Where was the outrage in 1985 when Mavis Arnold and Heather Lasky published their expose of an orphanage in Co Clare? Children of the Poor Clares described how in 1943 more then 30 children were incinerated at a Sacred Heart convent when a lay teacher prevented them from leaving their burning convent in the middle of the night.

In 1991, when Patrick Touher's Fear of the Collar and Paddy Doyle's The God Squad described the brutality of life in industrial schools, where was the media uproar?

Mavis Arnold believes two influences are now at work - the power of television and the ongoing scandal about paedophilia and sexual abuse by priests. She suggests that the sexual abuse scandal of 1995-96 primed the Irish public's outrage and gave people permission to abandon their unquestioning loyalty to Catholicism.

But at whom should we be angry? Nun bashing has been the order of the day. While they cannot be excused if they engaged in abusive behaviour, it may be harder for us to face the facts of history that the government, the Catholic Church and society as a whole were complicit in the institutional abuse of thousands of children.

The impact is still being felt, as the families of adult survivors reenact the trauma in multi generational patterns of grief and abandonment, says Ms Fahy, Researchers have found that adult survivors of the orphanage system have admitted abusing their own children, since abuse is all they have ever known. Others have found they cannot bring themselves to discipline their own children.

Ms Fahy has followed up many of the survivors of Goldenbridge. She estimates that about 50 per cent of those who grew up in the industrial schools have been able to have happy and successful adult lives and relationships.

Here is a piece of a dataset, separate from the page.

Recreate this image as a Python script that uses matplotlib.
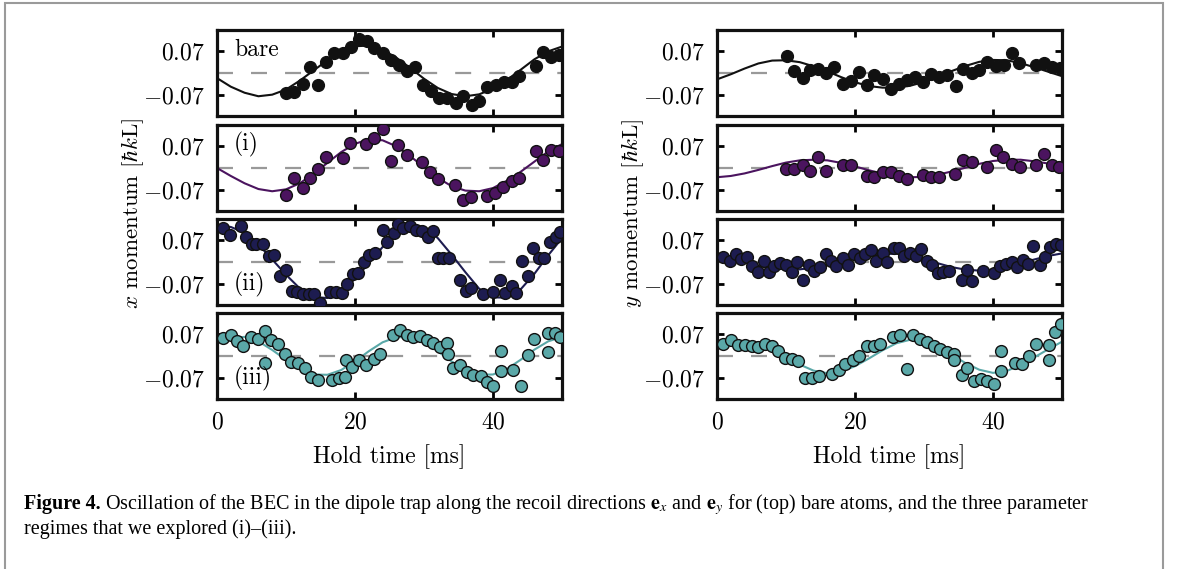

But about 50 per cent suffer chronic mental illness, seem to enter into abusive relationships and themselves have children outside marriage.

Many former pupils of the schools have felt such shame that they have emigrated to escape the unmerciful regime in which they grew up. As Ms Fahy says herself: "Some of us have spent our lives trying to find ourselves, and some of us have spent our lives trying to hide ourselves."